> _Directions_
Restate the records below word for word, and omit the images they hold.

> _Source records_
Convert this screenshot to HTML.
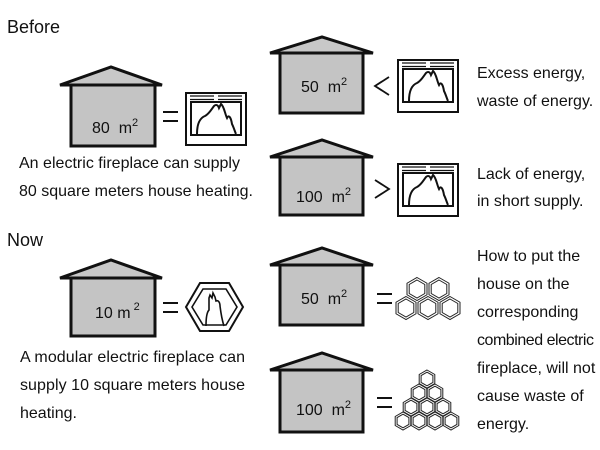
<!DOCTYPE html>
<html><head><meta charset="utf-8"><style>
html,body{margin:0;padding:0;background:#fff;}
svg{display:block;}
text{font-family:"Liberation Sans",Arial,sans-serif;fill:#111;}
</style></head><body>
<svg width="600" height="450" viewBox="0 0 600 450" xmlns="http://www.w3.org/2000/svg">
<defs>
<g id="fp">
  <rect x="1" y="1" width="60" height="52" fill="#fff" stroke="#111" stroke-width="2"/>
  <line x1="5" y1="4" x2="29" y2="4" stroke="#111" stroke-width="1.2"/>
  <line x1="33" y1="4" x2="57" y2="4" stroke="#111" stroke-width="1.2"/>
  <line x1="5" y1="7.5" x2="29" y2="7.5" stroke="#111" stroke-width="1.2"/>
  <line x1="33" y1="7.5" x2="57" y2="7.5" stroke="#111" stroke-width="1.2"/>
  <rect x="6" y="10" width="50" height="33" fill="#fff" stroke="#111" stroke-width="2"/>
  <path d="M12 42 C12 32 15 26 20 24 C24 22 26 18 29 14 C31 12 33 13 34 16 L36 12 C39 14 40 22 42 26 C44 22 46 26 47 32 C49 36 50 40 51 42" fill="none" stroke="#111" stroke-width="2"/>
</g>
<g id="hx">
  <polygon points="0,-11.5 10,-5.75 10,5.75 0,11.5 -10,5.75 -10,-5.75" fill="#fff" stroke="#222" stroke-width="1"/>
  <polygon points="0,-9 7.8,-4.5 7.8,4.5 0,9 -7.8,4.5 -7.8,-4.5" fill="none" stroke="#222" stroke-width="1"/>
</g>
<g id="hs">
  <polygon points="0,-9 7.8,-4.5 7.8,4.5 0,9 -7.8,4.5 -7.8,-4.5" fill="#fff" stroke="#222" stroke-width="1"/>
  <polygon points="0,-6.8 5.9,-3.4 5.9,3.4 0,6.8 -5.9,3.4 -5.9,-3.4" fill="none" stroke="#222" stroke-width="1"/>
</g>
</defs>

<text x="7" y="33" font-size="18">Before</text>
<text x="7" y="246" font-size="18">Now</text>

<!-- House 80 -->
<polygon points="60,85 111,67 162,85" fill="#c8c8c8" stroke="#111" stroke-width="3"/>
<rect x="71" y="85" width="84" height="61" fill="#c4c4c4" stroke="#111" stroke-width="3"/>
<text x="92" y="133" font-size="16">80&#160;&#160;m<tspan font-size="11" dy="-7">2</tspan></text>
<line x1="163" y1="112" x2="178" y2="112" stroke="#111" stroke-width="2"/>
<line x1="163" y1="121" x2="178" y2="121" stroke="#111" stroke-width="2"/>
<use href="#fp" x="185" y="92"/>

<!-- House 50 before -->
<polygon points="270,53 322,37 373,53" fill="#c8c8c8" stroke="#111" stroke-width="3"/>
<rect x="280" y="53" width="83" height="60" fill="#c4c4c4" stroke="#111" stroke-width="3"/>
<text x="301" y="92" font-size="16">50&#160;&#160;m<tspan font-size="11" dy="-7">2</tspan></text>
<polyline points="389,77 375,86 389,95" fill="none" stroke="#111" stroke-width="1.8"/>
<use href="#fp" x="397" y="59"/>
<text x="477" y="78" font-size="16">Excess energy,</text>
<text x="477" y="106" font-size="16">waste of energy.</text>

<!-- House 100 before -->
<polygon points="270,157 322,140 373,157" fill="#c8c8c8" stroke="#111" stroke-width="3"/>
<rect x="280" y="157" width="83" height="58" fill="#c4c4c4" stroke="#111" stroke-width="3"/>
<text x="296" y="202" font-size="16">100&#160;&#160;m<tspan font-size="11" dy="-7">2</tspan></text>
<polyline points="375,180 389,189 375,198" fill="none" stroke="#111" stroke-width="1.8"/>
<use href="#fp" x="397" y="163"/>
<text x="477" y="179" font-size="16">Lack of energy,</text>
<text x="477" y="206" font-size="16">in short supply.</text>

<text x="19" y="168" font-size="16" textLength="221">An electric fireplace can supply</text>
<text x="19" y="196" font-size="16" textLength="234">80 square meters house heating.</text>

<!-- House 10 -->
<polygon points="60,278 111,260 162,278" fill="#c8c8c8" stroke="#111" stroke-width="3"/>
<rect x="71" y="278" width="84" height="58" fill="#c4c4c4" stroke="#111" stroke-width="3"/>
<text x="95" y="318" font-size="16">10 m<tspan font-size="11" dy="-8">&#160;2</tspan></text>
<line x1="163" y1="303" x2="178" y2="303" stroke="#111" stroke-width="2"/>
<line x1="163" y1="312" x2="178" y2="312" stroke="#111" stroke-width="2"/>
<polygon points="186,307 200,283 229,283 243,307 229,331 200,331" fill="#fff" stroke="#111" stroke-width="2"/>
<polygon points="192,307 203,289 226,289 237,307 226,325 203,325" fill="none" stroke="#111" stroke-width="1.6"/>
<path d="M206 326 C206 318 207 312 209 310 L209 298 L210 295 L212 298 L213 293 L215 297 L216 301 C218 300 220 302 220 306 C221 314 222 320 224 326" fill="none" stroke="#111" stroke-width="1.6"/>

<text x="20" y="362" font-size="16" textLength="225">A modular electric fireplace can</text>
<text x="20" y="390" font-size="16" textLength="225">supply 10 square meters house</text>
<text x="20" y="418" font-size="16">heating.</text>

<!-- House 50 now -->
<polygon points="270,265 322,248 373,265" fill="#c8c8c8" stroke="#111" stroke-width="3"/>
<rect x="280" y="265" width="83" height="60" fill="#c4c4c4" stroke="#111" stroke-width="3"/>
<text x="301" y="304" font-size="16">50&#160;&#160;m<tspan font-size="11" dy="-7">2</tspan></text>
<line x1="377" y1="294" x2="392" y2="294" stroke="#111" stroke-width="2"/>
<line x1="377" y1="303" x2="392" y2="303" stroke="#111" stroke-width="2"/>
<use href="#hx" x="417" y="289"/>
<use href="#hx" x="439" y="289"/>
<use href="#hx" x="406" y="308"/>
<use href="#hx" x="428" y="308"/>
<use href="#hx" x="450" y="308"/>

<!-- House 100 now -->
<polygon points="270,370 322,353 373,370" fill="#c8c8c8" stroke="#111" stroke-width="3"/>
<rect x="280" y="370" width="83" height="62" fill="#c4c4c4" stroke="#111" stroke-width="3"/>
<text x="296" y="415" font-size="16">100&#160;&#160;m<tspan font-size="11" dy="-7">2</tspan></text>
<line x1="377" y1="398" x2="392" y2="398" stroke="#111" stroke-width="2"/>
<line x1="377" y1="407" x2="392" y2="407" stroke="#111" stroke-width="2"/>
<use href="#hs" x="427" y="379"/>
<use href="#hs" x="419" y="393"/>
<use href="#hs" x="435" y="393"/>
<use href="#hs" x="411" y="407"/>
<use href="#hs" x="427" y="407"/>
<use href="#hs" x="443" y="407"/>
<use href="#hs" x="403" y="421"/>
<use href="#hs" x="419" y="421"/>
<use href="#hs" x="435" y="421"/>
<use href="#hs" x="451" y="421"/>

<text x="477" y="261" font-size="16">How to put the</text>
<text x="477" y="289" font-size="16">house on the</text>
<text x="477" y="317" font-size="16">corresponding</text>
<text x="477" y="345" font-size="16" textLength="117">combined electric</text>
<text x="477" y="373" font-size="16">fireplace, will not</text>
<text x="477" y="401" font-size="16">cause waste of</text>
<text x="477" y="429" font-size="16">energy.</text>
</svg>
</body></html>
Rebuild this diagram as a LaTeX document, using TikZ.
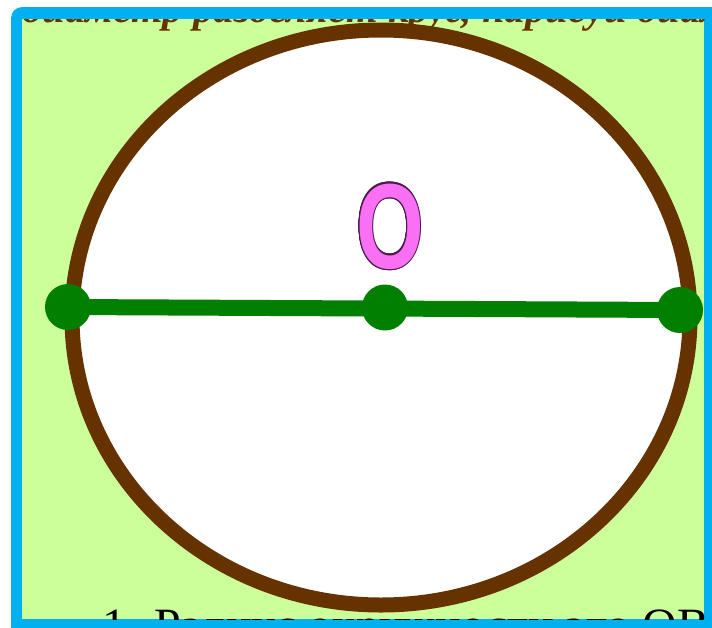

> _Answer_
Convert this screenshot to HTML.
<!DOCTYPE html>
<html><head><meta charset="utf-8"><style>
html,body{margin:0;padding:0;background:#fff;}
svg{display:block;}
text{font-family:"Liberation Sans",Arial,sans-serif;fill:#111;}
</style></head><body>
<svg width="600" height="450" viewBox="0 0 600 450" xmlns="http://www.w3.org/2000/svg">
<defs>
<g id="fp">
  <rect x="1" y="1" width="60" height="52" fill="#fff" stroke="#111" stroke-width="2"/>
  <line x1="5" y1="4" x2="29" y2="4" stroke="#111" stroke-width="1.2"/>
  <line x1="33" y1="4" x2="57" y2="4" stroke="#111" stroke-width="1.2"/>
  <line x1="5" y1="7.5" x2="29" y2="7.5" stroke="#111" stroke-width="1.2"/>
  <line x1="33" y1="7.5" x2="57" y2="7.5" stroke="#111" stroke-width="1.2"/>
  <rect x="6" y="10" width="50" height="33" fill="#fff" stroke="#111" stroke-width="2"/>
  <path d="M12 42 C12 32 15 26 20 24 C24 22 26 18 29 14 C31 12 33 13 34 16 L36 12 C39 14 40 22 42 26 C44 22 46 26 47 32 C49 36 50 40 51 42" fill="none" stroke="#111" stroke-width="2"/>
</g>
<g id="hx">
  <polygon points="0,-11.5 10,-5.75 10,5.75 0,11.5 -10,5.75 -10,-5.75" fill="#fff" stroke="#222" stroke-width="1"/>
  <polygon points="0,-9 7.8,-4.5 7.8,4.5 0,9 -7.8,4.5 -7.8,-4.5" fill="none" stroke="#222" stroke-width="1"/>
</g>
<g id="hs">
  <polygon points="0,-9 7.8,-4.5 7.8,4.5 0,9 -7.8,4.5 -7.8,-4.5" fill="#fff" stroke="#222" stroke-width="1"/>
  <polygon points="0,-6.8 5.9,-3.4 5.9,3.4 0,6.8 -5.9,3.4 -5.9,-3.4" fill="none" stroke="#222" stroke-width="1"/>
</g>
</defs>

<text x="7" y="33" font-size="18">Before</text>
<text x="7" y="246" font-size="18">Now</text>

<!-- House 80 -->
<polygon points="60,85 111,67 162,85" fill="#c8c8c8" stroke="#111" stroke-width="3"/>
<rect x="71" y="85" width="84" height="61" fill="#c4c4c4" stroke="#111" stroke-width="3"/>
<text x="92" y="133" font-size="16">80&#160;&#160;m<tspan font-size="11" dy="-7">2</tspan></text>
<line x1="163" y1="112" x2="178" y2="112" stroke="#111" stroke-width="2"/>
<line x1="163" y1="121" x2="178" y2="121" stroke="#111" stroke-width="2"/>
<use href="#fp" x="185" y="92"/>

<!-- House 50 before -->
<polygon points="270,53 322,37 373,53" fill="#c8c8c8" stroke="#111" stroke-width="3"/>
<rect x="280" y="53" width="83" height="60" fill="#c4c4c4" stroke="#111" stroke-width="3"/>
<text x="301" y="92" font-size="16">50&#160;&#160;m<tspan font-size="11" dy="-7">2</tspan></text>
<polyline points="389,77 375,86 389,95" fill="none" stroke="#111" stroke-width="1.8"/>
<use href="#fp" x="397" y="59"/>
<text x="477" y="78" font-size="16">Excess energy,</text>
<text x="477" y="106" font-size="16">waste of energy.</text>

<!-- House 100 before -->
<polygon points="270,157 322,140 373,157" fill="#c8c8c8" stroke="#111" stroke-width="3"/>
<rect x="280" y="157" width="83" height="58" fill="#c4c4c4" stroke="#111" stroke-width="3"/>
<text x="296" y="202" font-size="16">100&#160;&#160;m<tspan font-size="11" dy="-7">2</tspan></text>
<polyline points="375,180 389,189 375,198" fill="none" stroke="#111" stroke-width="1.8"/>
<use href="#fp" x="397" y="163"/>
<text x="477" y="179" font-size="16">Lack of energy,</text>
<text x="477" y="206" font-size="16">in short supply.</text>

<text x="19" y="168" font-size="16" textLength="221">An electric fireplace can supply</text>
<text x="19" y="196" font-size="16" textLength="234">80 square meters house heating.</text>

<!-- House 10 -->
<polygon points="60,278 111,260 162,278" fill="#c8c8c8" stroke="#111" stroke-width="3"/>
<rect x="71" y="278" width="84" height="58" fill="#c4c4c4" stroke="#111" stroke-width="3"/>
<text x="95" y="318" font-size="16">10 m<tspan font-size="11" dy="-8">&#160;2</tspan></text>
<line x1="163" y1="303" x2="178" y2="303" stroke="#111" stroke-width="2"/>
<line x1="163" y1="312" x2="178" y2="312" stroke="#111" stroke-width="2"/>
<polygon points="186,307 200,283 229,283 243,307 229,331 200,331" fill="#fff" stroke="#111" stroke-width="2"/>
<polygon points="192,307 203,289 226,289 237,307 226,325 203,325" fill="none" stroke="#111" stroke-width="1.6"/>
<path d="M206 326 C206 318 207 312 209 310 L209 298 L210 295 L212 298 L213 293 L215 297 L216 301 C218 300 220 302 220 306 C221 314 222 320 224 326" fill="none" stroke="#111" stroke-width="1.6"/>

<text x="20" y="362" font-size="16" textLength="225">A modular electric fireplace can</text>
<text x="20" y="390" font-size="16" textLength="225">supply 10 square meters house</text>
<text x="20" y="418" font-size="16">heating.</text>

<!-- House 50 now -->
<polygon points="270,265 322,248 373,265" fill="#c8c8c8" stroke="#111" stroke-width="3"/>
<rect x="280" y="265" width="83" height="60" fill="#c4c4c4" stroke="#111" stroke-width="3"/>
<text x="301" y="304" font-size="16">50&#160;&#160;m<tspan font-size="11" dy="-7">2</tspan></text>
<line x1="377" y1="294" x2="392" y2="294" stroke="#111" stroke-width="2"/>
<line x1="377" y1="303" x2="392" y2="303" stroke="#111" stroke-width="2"/>
<use href="#hx" x="417" y="289"/>
<use href="#hx" x="439" y="289"/>
<use href="#hx" x="406" y="308"/>
<use href="#hx" x="428" y="308"/>
<use href="#hx" x="450" y="308"/>

<!-- House 100 now -->
<polygon points="270,370 322,353 373,370" fill="#c8c8c8" stroke="#111" stroke-width="3"/>
<rect x="280" y="370" width="83" height="62" fill="#c4c4c4" stroke="#111" stroke-width="3"/>
<text x="296" y="415" font-size="16">100&#160;&#160;m<tspan font-size="11" dy="-7">2</tspan></text>
<line x1="377" y1="398" x2="392" y2="398" stroke="#111" stroke-width="2"/>
<line x1="377" y1="407" x2="392" y2="407" stroke="#111" stroke-width="2"/>
<use href="#hs" x="427" y="379"/>
<use href="#hs" x="419" y="393"/>
<use href="#hs" x="435" y="393"/>
<use href="#hs" x="411" y="407"/>
<use href="#hs" x="427" y="407"/>
<use href="#hs" x="443" y="407"/>
<use href="#hs" x="403" y="421"/>
<use href="#hs" x="419" y="421"/>
<use href="#hs" x="435" y="421"/>
<use href="#hs" x="451" y="421"/>

<text x="477" y="261" font-size="16">How to put the</text>
<text x="477" y="289" font-size="16">house on the</text>
<text x="477" y="317" font-size="16">corresponding</text>
<text x="477" y="345" font-size="16" textLength="117">combined electric</text>
<text x="477" y="373" font-size="16">fireplace, will not</text>
<text x="477" y="401" font-size="16">cause waste of</text>
<text x="477" y="429" font-size="16">energy.</text>
</svg>
</body></html>
Rebuild this diagram as a LaTeX document, using TikZ.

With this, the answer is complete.